Pierre Khalfa : Désobéir aux traités, refonder l’Europe

Selon Pierre Khalfa, un projet progressiste se doit d’être européen. Or, l’Union apparaît aujourd’hui comme un carcan pour les peuples. Comment un gouvernement de gauche peut-il débloquer la situation ?

Pierre Khalfa  • 10 avril 2014 abonné·es

La gauche de transformation sociale et écologique est prise dans une contradiction. D’une part, un projet progressiste se doit d’être européen, et ce pour cinq raisons. Face à la puissance du capital globalisé, il faut un espace politique et économique pour faire contrepoids ; une Europe refondée pourrait remplir ce rôle. La deuxième raison renvoie à la montée de la xénophobie et des tensions nationalistes : l’Europe doit devenir un espace politique de coopération pour empêcher que cette situation ne s’aggrave. L’Europe actuelle s’est construite sur la concurrence entre les États et sur le moins-disant fiscal et social : y mettre fin serait un objectif majeur d’une Europe refondée. C’est la troisième raison pour garder une perspective européenne. Ensuite, certains domaines nécessitent des politiques publiques exigeant des décisions communes fortes au niveau européen : c’est à ce niveau qu’une politique de relance budgétaire et monétaire aurait une efficacité démultipliée. La cinquième raison tient aux rapports de force dans les négociations internationales, qui ont vu la montée de nouveaux acteurs de taille continentale et dont le poids économique va croissant : dans cette situation, aucun des États européens, y compris les plus grands, ne peut réellement jouer un rôle important tout seul.

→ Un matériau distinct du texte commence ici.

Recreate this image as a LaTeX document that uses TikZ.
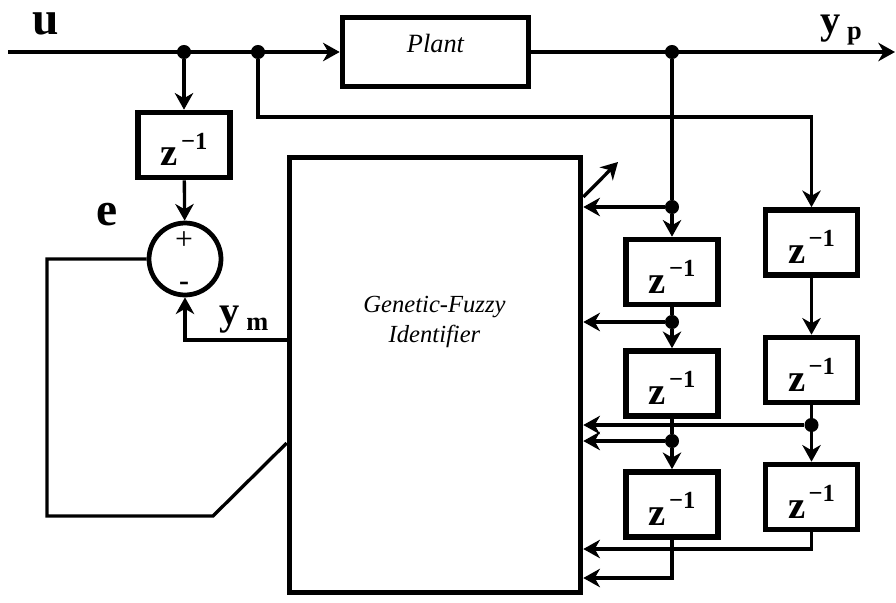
\documentclass[tikz,border=0pt]{standalone}
\usepackage{fontspec}
\setmainfont{Liberation Serif}
\usepackage{tikz}
\usetikzlibrary{arrows.meta, positioning, calc}
\tikzset{
  line/.style={draw=black, line width=1.9pt},
  arrow/.style={draw=black, line width=1.9pt, -{Stealth[length=9.5pt, width=10.5pt, inset=3pt]}},
  zblock/.style={draw=black, rectangle, line width=3.2pt, minimum width=1.84cm, minimum height=1.3cm, inner sep=0pt, text height=0.84cm, text depth=0pt},
  pblock/.style={draw=black, rectangle, line width=3.2pt, minimum width=3.72cm, minimum height=1.38cm, inner sep=0pt, text height=0.3cm, text depth=0.3cm, font=\fontsize{15}{18}\selectfont\itshape},
  bigblock/.style={draw=black, rectangle, line width=3.2pt, minimum width=5.82cm, minimum height=8.7cm, inner sep=0pt},
  sumnode/.style={draw=black, circle, line width=2.7pt, minimum size=1.44cm, inner sep=0pt},
  dot/.style={circle, fill=black, inner sep=0pt, minimum size=8pt},
  sig/.style={font=\fontsize{27}{30}\selectfont\bfseries, inner sep=0pt},
  gtext/.style={font=\fontsize{14}{17}\selectfont\itshape, align=center, inner sep=0pt}
}
\newcommand{\zinv}{\fontsize{22}{26}\selectfont\textbf{z}\kern2pt\raisebox{0.95ex}{\fontsize{14}{14}\selectfont\textbf{−1}}}
\newcommand{\subsig}[2]{\fontsize{23}{26}\selectfont\textbf{#1}\,\raisebox{-0.3ex}{\fontsize{15}{15}\selectfont\textbf{#2}}}

\begin{document}
\begin{tikzpicture}[x=0.02cm, y=-0.02cm]
  \useasboundingbox (0,0) rectangle (896,602);

  \node [pblock] (plant) at (435.5,52) {Plant};
  \node [bigblock] (gfi) at (435,375) {};
  \node [gtext] (gfitext) at (434.5,322) {Genetic-Fuzzy\\Identifier};
  \node [zblock] (d0) at (184,145) {\zinv};
  \node [sumnode] (sum) at (185,259) {};

  \node [zblock] (b1) at (672,272) {\zinv};
  \node [zblock] (b2) at (672,383.5) {\zinv};
  \node [zblock] (b3) at (672,504.5) {\zinv};
  \node [zblock] (a1) at (811.5,242.5) {\zinv};
  \node [zblock] (a2) at (811.5,370) {\zinv};
  \node [zblock] (a3) at (811.5,497) {\zinv};

  \node [dot] (j1) at (184,52) {};
  \node [dot] (j2) at (258,52) {};
  \node [dot] (j3) at (672,52) {};
  \node [dot] (j4) at (672,207) {};
  \node [dot] (j5) at (672,322) {};
  \node [dot] (j6) at (672,441) {};
  \node [dot] (j7) at (811.5,425) {};

  \coordinate (uin) at (8,52);
  \coordinate (yout) at (895,52);
  \coordinate (k1) at (811.5,117);
  \coordinate (c3) at (672,578);
  \coordinate (c4) at (811.5,549);
  \coordinate (fb) at (47,516);
  \coordinate (fc) at (213,516);
  \coordinate (adj) at (618,162);

  \node [sig] (ulab) at (46,24) {u};
  \node [sig] (elab) at (107,215) {e};
  \node [inner sep=0pt] (yplab) at (841,30) {\subsig{y}{p}};
  \node [inner sep=0pt] (ymlab) at (244,320) {\subsig{y}{m}};
  \node [inner sep=0pt, font=\fontsize{18}{18}\selectfont] (plus) at (184,241) {+};
  \node [inner sep=0pt, font=\fontsize{17}{17}\selectfont\bfseries] (minus) at (184,286) {-};

  \draw [arrow] (uin) -- (plant);
  \draw [arrow] (plant) -- (yout);
  \draw [arrow] (j1) -- (d0);
  \draw [arrow] (d0) -- (sum);
  \draw [arrow] (j2) |- (k1) -- (a1);
  \draw [arrow] (gfi.west |- 0,340) -| (sum);
  \draw [line] (sum) -| (fb) -- (fc) -- (gfi.west |- 0,443);
  \draw [arrow] (gfi.east |- 0,197) -- (adj);

  \draw [line] (j3) -- (j4);
  \draw [arrow] (j4) -- (b1);
  \draw [arrow] (j4) -- (j4 -| gfi.east);
  \draw [line] (b1) -- (j5);
  \draw [arrow] (j5) -- (b2);
  \draw [arrow] (j5) -- (j5 -| gfi.east);
  \draw [line] (b2) -- (j6);
  \draw [arrow] (j6) -- (b3);
  \draw [arrow] (j6) -- (j6 -| gfi.east);
  \draw [arrow] (b3) -- (c3) -- (c3 -| gfi.east);

  \draw [arrow] (a1) -- (a2);
  \draw [line] (a2) -- (j7);
  \draw [arrow] (j7) -- (a3);
  \draw [arrow] (j7) -- (j7 -| gfi.east);
  \draw [arrow] (a3) -- (c4) -- (c4 -| gfi.east);
\end{tikzpicture}
\end{document}
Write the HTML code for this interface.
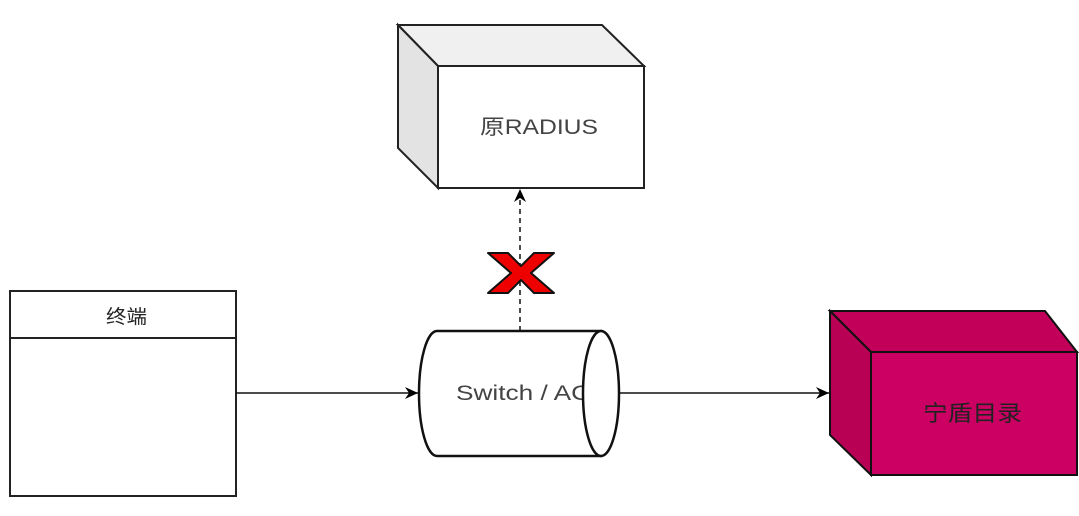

Mais, d’autre part, cette refondation de l’Europe apparaît aujourd’hui hors de portée. L’Union européenne est un carcan pour les peuples et la souveraineté populaire y est, de fait, niée. Ce « déficit démocratique », comme le nomment pudiquement les commentateurs, trouve son répondant dans celui des États-nations. Les traités européens et autres directives n’ont pas été imposés aux États. Ce sont les gouvernements nationaux qui ont été à la manœuvre pour les mettre en place, et la souveraineté populaire a été bafouée aussi dans le cadre national. Rappelons-nous l’épisode du TCE. Comment alors débloquer la situation ? Aucun changement substantiel n’aura lieu sans ouvrir une crise majeure en Europe et sans s’appuyer sur les mobilisations populaires. Même si leurs limites sont évidentes aujourd’hui – elles n’ont pas réussi à peser sur la situation –, la multiplicité des résistances, les formes souvent inédites qu’elles prennent, leur ampleur dans certains pays sont le signe que les sociétés n’acceptent pas le délitement organisé par l’oligarchie politico-financière. L’existence des mobilisations populaires est une condition nécessaire mais pas suffisante, car elles doivent aussi déboucher sur une rupture politique dans un ou plusieurs pays de l’UE.

Des victoires électorales de coalitions aspirant à un changement de société seront indispensables pour engager ces processus de rupture. Un gouvernement de gauche devrait alors prendre un certain nombre de mesures unilatérales en indiquant qu’elles sont vouées à être étendues à l’échelle européenne. Il s’agirait de mesures coopératives, en ce sens qu’elles ne seraient dirigées contre aucun pays, contrairement aux dévaluations compétitives prônées par les partisans de la sortie de l’euro, mais contre une logique économique et politique. Plus le nombre de pays les adoptant serait important, plus leur efficacité grandirait. C’est donc au nom d’une autre conception de l’Europe qu’un ou plusieurs gouvernements de gauche devraient mettre en œuvre des mesures rompant avec la construction actuelle de l’Union européenne. Par exemple, concernant l’euro, un gouvernement de gauche pourrait enjoindre à sa banque centrale de financer les investissements nécessaires à la transition écologique par de la création monétaire, refusant ainsi de se plier aux traités. Il pourrait de même refuser d’appliquer les politiques d’austérité en découlant. Fondamentalement, il s’agirait d’engager un processus de désobéissance aux traités et par là même d’ouvrir une crise politique en Europe en s’affrontant aux institutions européennes. L’issue de ce bras de fer n’est pas donnée d’avance. Tout dépendra des rapports de force qui seront construits, des alliances qui pourront être passées et des mobilisations populaires dans les pays de l’Union.